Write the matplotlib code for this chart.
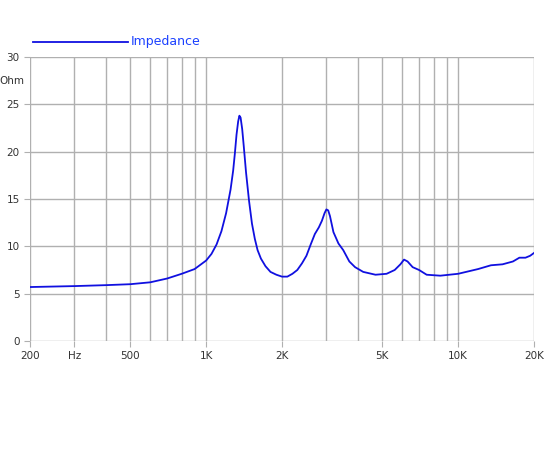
import matplotlib.pyplot as plt
import numpy as np

freq = [200, 300, 400, 500, 600, 700, 800, 900, 1000, 1050, 1100, 1150, 1200, 1250,
        1280, 1300, 1320, 1340, 1355, 1370, 1390, 1410, 1440, 1480, 1520, 1560, 1600,
        1650, 1720, 1800, 1900, 2000, 2100, 2200, 2300, 2400, 2500, 2600, 2700, 2800,
        2880, 2950, 3000, 3050, 3100, 3200, 3350, 3500, 3700, 3900, 4200, 4700, 5200,
        5600, 5900, 6100, 6300, 6600, 7000, 7500, 8500, 10000, 12000, 13500, 15000,
        16500, 17500, 18500, 19300, 20000]
ohm = [5.7, 5.8, 5.9, 6.0, 6.2, 6.6, 7.1, 7.6, 8.5, 9.2, 10.2, 11.6, 13.5, 16.0,
       18.0, 19.8, 21.8, 23.2, 23.8, 23.6, 22.4, 20.6, 17.8, 14.8, 12.4, 10.8, 9.6,
       8.7, 7.9, 7.3, 7.0, 6.8, 6.8, 7.1, 7.5, 8.2, 9.0, 10.2, 11.3, 12.0,
       12.7, 13.5, 13.9, 13.8, 13.2, 11.5, 10.3, 9.6, 8.4, 7.8, 7.3, 7.0, 7.1,
       7.5, 8.1, 8.6, 8.4, 7.8, 7.5, 7.0, 6.9, 7.1, 7.6, 8.0, 8.1,
       8.4, 8.8, 8.8, 9.0, 9.3]
xticks = [200, 300, 500, 1000, 2000, 5000, 10000, 20000]
xlabels = ["200", "Hz", "500", "1K", "2K", "5K", "10K", "20K"]
grid_x = [200, 300, 400, 500, 600, 700, 800, 900, 1000, 2000, 3000, 4000, 5000,
          6000, 7000, 8000, 9000, 10000, 20000]

fig = plt.figure(figsize=(5.5, 4.5), dpi=100)
ax = fig.add_axes([30/550, 1-341/450, 504/550, 284/450])
ax.set_xscale("log")
ax.set_xlim(200, 20000)
ax.set_ylim(0, 30)
for g in grid_x:
    ax.axvline(g, color="#b0b0b0", lw=1, zorder=0)
for y in range(0, 31, 5):
    ax.axhline(y, color="#b0b0b0", lw=1, zorder=0)
ax.plot(freq, ohm, color="#1010e0", lw=1.3)
ax.set_xticks(xticks)
ax.set_xticklabels(xlabels)
ax.xaxis.set_minor_locator(plt.NullLocator())
ax.set_yticks(range(0, 31, 5))
ax.tick_params(labelsize=7.5, length=4, color="#b0b0b0", colors="#333333")
for s in ax.spines.values():
    s.set_visible(False)
ax.text(-0.012, 27.5, "Ohm", transform=ax.get_yaxis_transform(), ha="right",
        va="center", fontsize=7.5, color="#333333")
fig.lines.append(plt.Line2D([33/550, 128/550], [1-42/450, 1-42/450], color="#1010e0",
                            lw=1.3, transform=fig.transFigure))
fig.text(131/550, 1-42/450, "Impedance", color="#1a40ff", fontsize=9, va="center")
fig.savefig("out.png")
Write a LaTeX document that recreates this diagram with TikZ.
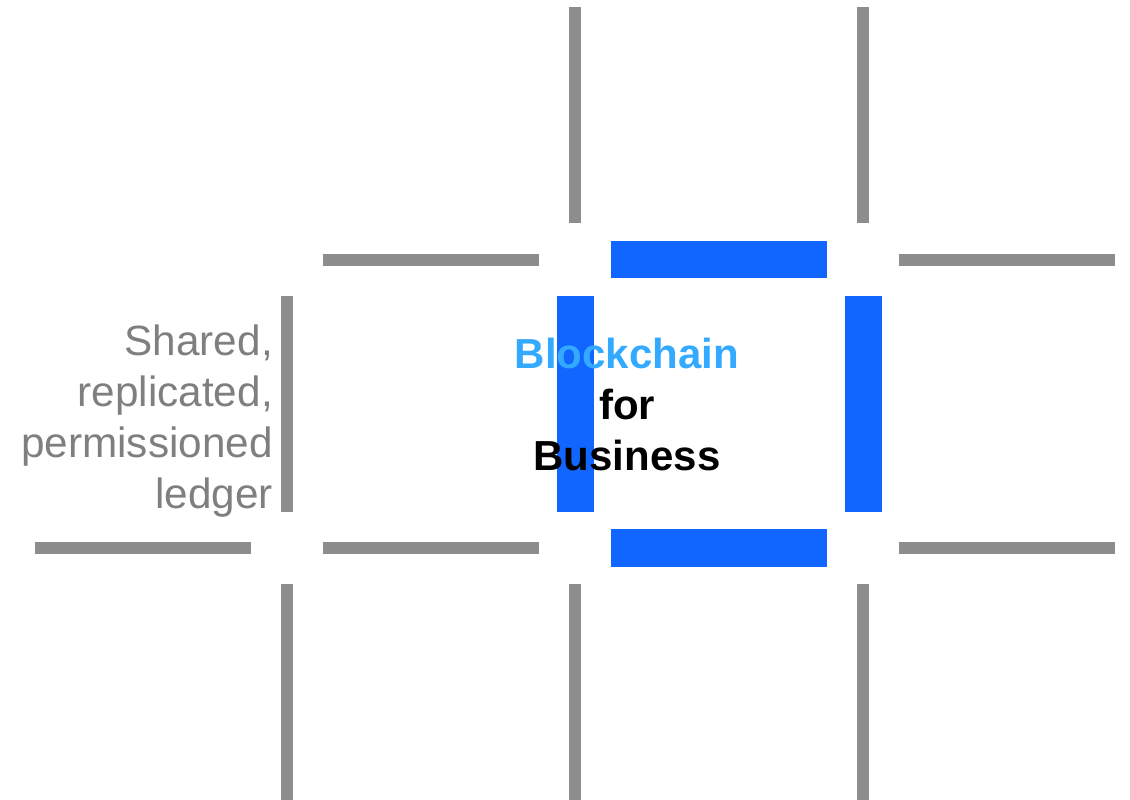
\documentclass[tikz,border=0pt]{standalone}
\usepackage{fontspec}
\setmainfont{Liberation Sans}
\definecolor{bargray}{HTML}{8D8D8D}
\definecolor{txtgray}{HTML}{7F7F7F}
\definecolor{barblue}{HTML}{1166FF}
\definecolor{txtblue}{HTML}{33AAFF}
\begin{document}
\begin{tikzpicture}[x=1pt,y=-1pt,
  graybar/.style={fill=bargray,draw=none},
  bluebar/.style={fill=barblue,draw=none},
  sidetxt/.style={anchor=base east,inner sep=0pt,text=txtgray,font=\fontsize{42.3}{51}\selectfont},
  maintxt/.style={anchor=base,inner sep=0pt,font=\fontsize{42}{51}\selectfont\bfseries}]
\useasboundingbox (0,0) rectangle (1130,800);
% gray vertical bars
\fill[graybar] (569,7) rectangle (581,223);
\fill[graybar] (857,7) rectangle (869,223);
\fill[graybar] (281,296) rectangle (293,512);
\fill[graybar] (281,584) rectangle (293,800);
\fill[graybar] (569,584) rectangle (581,800);
\fill[graybar] (857,584) rectangle (869,800);
% gray horizontal bars
\fill[graybar] (323,254) rectangle (539,266);
\fill[graybar] (899,254) rectangle (1115,266);
\fill[graybar] (35,542) rectangle (251,554);
\fill[graybar] (323,542) rectangle (539,554);
\fill[graybar] (899,542) rectangle (1115,554);
% blue bars
\fill[bluebar] (611,241) rectangle (827,278);
\fill[bluebar] (611,529) rectangle (827,567);
\fill[bluebar] (557,296) rectangle (594,512);
\fill[bluebar] (845,296) rectangle (882,512);
% centre text
\node[maintxt,text=txtblue] (t1) at (627,368) {Blockchain};
\node[maintxt,text=black] (t2) at (627,419) {for};
\node[maintxt,text=black] (t3) at (627,470) {Business};
% side text
\node[sidetxt] (s1) at (273,355) {Shared,};
\node[sidetxt] (s2) at (273,406) {replicated,};
\node[sidetxt] (s3) at (273,457) {permissioned};
\node[sidetxt] (s4) at (273,508) {ledger};
\end{tikzpicture}
\end{document}
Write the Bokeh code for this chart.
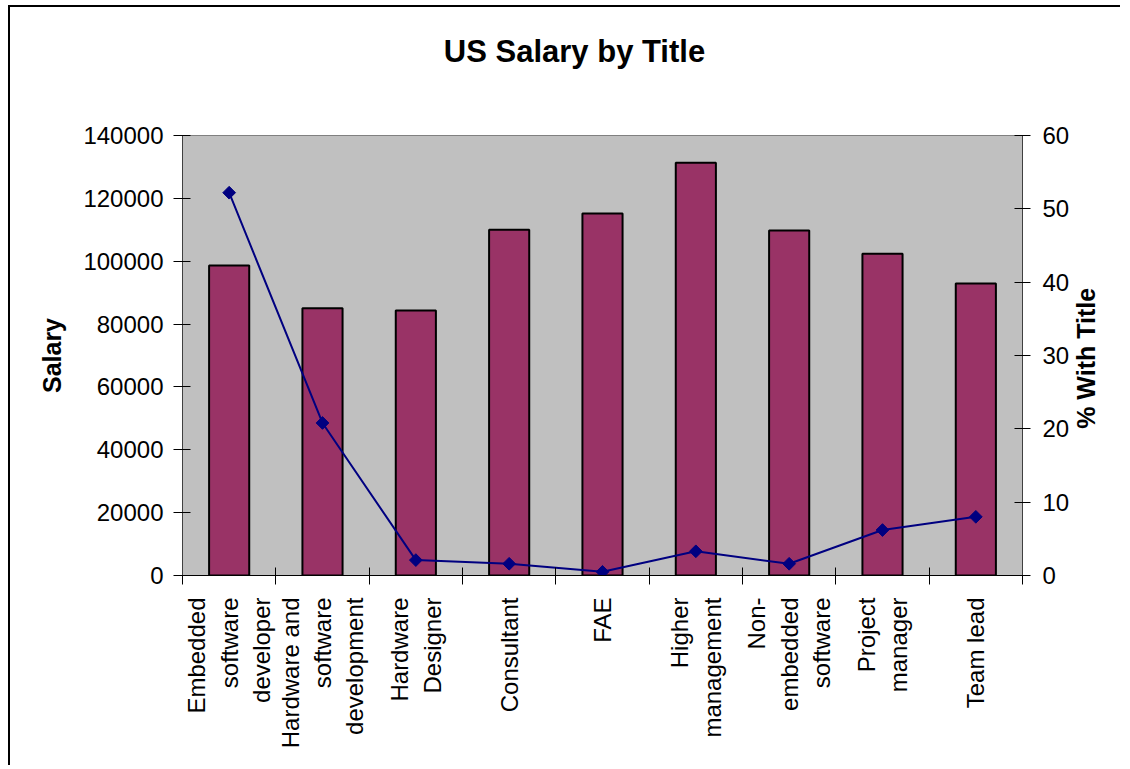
import numpy as np
from bokeh.plotting import figure
from bokeh.models import Range1d, LinearAxis, FixedTicker, SingleIntervalTicker, BasicTickFormatter
from bokeh.embed import file_html
from bokeh.resources import INLINE

# ---- data ----
categories = ["Embedded software developer", "Hardware and software development",
              "Hardware Designer", "Consultant", "FAE", "Higher management",
              "Non-embedded software", "Project manager", "Team lead"]
tick_labels = ["Embedded\nsoftware\ndeveloper", "Hardware and\nsoftware\ndevelopment",
               "Hardware\nDesigner", "Consultant", "FAE", "Higher\nmanagement",
               "Non-\nembedded\nsoftware", "Project\nmanager", "Team lead"]
salary = [98600, 85000, 84300, 110000, 115200, 131300, 109800, 102400, 92900]
pct_with_title = [52.2, 20.8, 2.1, 1.6, 0.5, 3.3, 1.6, 6.2, 8.0]
chart_title = "US Salary by Title"
pct_title = "% With Title"

FONT = "Liberation Sans"
n = len(categories)
centers = [i + 0.5 for i in range(n)]
bounds = [float(i) for i in range(n + 1)]

p = figure(width=1112, height=760, output_backend="svg", toolbar_location=None,
           x_range=Range1d(0, n), y_range=Range1d(0, 140000),
           min_border_left=172, min_border_right=100, min_border_top=128, min_border_bottom=192)
p.styles = {"border-left": "2px solid black", "border-top": "2px solid black",
            "margin-left": "8px", "margin-top": "5px"}

p.background_fill_color = "#C0C0C0"
p.border_fill_color = "white"
p.outline_line_color = "#808080"
p.xgrid.visible = False
p.ygrid.visible = False
p.title.visible = False

xa = p.below[0]
ya = p.left[0]


def bare_axis(ax, tick, text):
    ax.ticker = FixedTicker(ticks=[tick])
    ax.major_label_overrides = {tick: text}
    ax.axis_line_color = None
    ax.major_tick_line_color = None
    ax.minor_tick_line_color = None
    ax.major_tick_in = 0
    ax.major_tick_out = 0
    ax.minor_tick_in = 0
    ax.minor_tick_out = 0


# chart title: a single label on a bare axis above the frame (centred on the whole chart)
title_x = n / 2 - 0.3
ta = LinearAxis()
bare_axis(ta, title_x, chart_title)
ta.major_label_text_font = FONT
ta.major_label_text_font_size = "31px"
ta.major_label_text_font_style = "bold"
ta.major_label_text_color = "black"
ta.major_label_standoff = 67
p.add_layout(ta, "above")

# bars
p.vbar(x=centers, top=salary, width=0.43, fill_color="#993366",
       line_color="black", line_width=2)

# right axis range and line
p.extra_y_ranges = {"pct": Range1d(0, 60)}
p.line(x=centers, y=pct_with_title, y_range_name="pct", line_color="#000080", line_width=2)
p.scatter(x=centers, y=pct_with_title, y_range_name="pct", marker="square", angle=np.pi / 4,
          size=9, fill_color="#000080", line_color="#000080")

# x axis
xa.ticker = FixedTicker(ticks=centers, minor_ticks=bounds)
xa.major_label_overrides = {c: lab for c, lab in zip(centers, tick_labels)}
xa.major_label_orientation = np.pi / 2
xa.major_tick_line_color = None
xa.major_tick_in = 0
xa.major_tick_out = 9
xa.minor_tick_in = 8
xa.minor_tick_out = 9
xa.minor_tick_line_color = "black"
xa.minor_tick_line_width = 1
xa.axis_line_color = "black"
xa.major_label_standoff = 13
xa.major_label_text_font = FONT
xa.major_label_text_font_size = "24px"
xa.major_label_text_color = "black"
xa.major_label_text_line_height = 1.2

# left axis
ya.ticker = SingleIntervalTicker(interval=20000)
ya.formatter = BasicTickFormatter(use_scientific=False)
ya.axis_label = "Salary"
ya.axis_label_text_font = FONT
ya.axis_label_text_font_size = "25px"
ya.axis_label_text_font_style = "bold"
ya.axis_label_text_color = "black"
ya.axis_label_standoff = 14
ya.major_label_text_font = FONT
ya.major_label_text_font_size = "24px"
ya.major_label_text_color = "black"
ya.major_label_standoff = 10
ya.major_tick_in = 8
ya.major_tick_out = 9
ya.major_tick_line_color = "black"
ya.minor_tick_line_color = None
ya.axis_line_color = "#404040"

# right axis
ra = LinearAxis(y_range_name="pct", ticker=SingleIntervalTicker(interval=10))
ra.major_label_text_font = FONT
ra.major_label_text_font_size = "24px"
ra.major_label_text_color = "black"
ra.major_label_standoff = 12
ra.major_tick_in = 8
ra.major_tick_out = 8
ra.major_tick_line_color = "black"
ra.minor_tick_line_color = None
ra.axis_line_color = "#404040"
p.add_layout(ra, "right")

# right axis title (reads bottom-to-top), a single label on a bare second right axis
ra2 = LinearAxis(y_range_name="pct")
bare_axis(ra2, 20, pct_title)
ra2.major_label_orientation = np.pi / 2
ra2.major_label_text_font = FONT
ra2.major_label_text_font_size = "25px"
ra2.major_label_text_font_style = "bold"
ra2.major_label_text_color = "black"
ra2.major_label_standoff = 14
p.add_layout(ra2, "right")

open("out.html", "w").write(file_html(p, INLINE))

Problem details - Copy out exactly the material that runs from the line with "Write the Bokeh code for this chart." to the line with "from bokeh.resources import INLINE", ends included, and leave the pictures behind.

Problem solution -
Write the Bokeh code for this chart.
import numpy as np
from bokeh.plotting import figure
from bokeh.models import Range1d, LinearAxis, FixedTicker, SingleIntervalTicker, BasicTickFormatter
from bokeh.embed import file_html
from bokeh.resources import INLINE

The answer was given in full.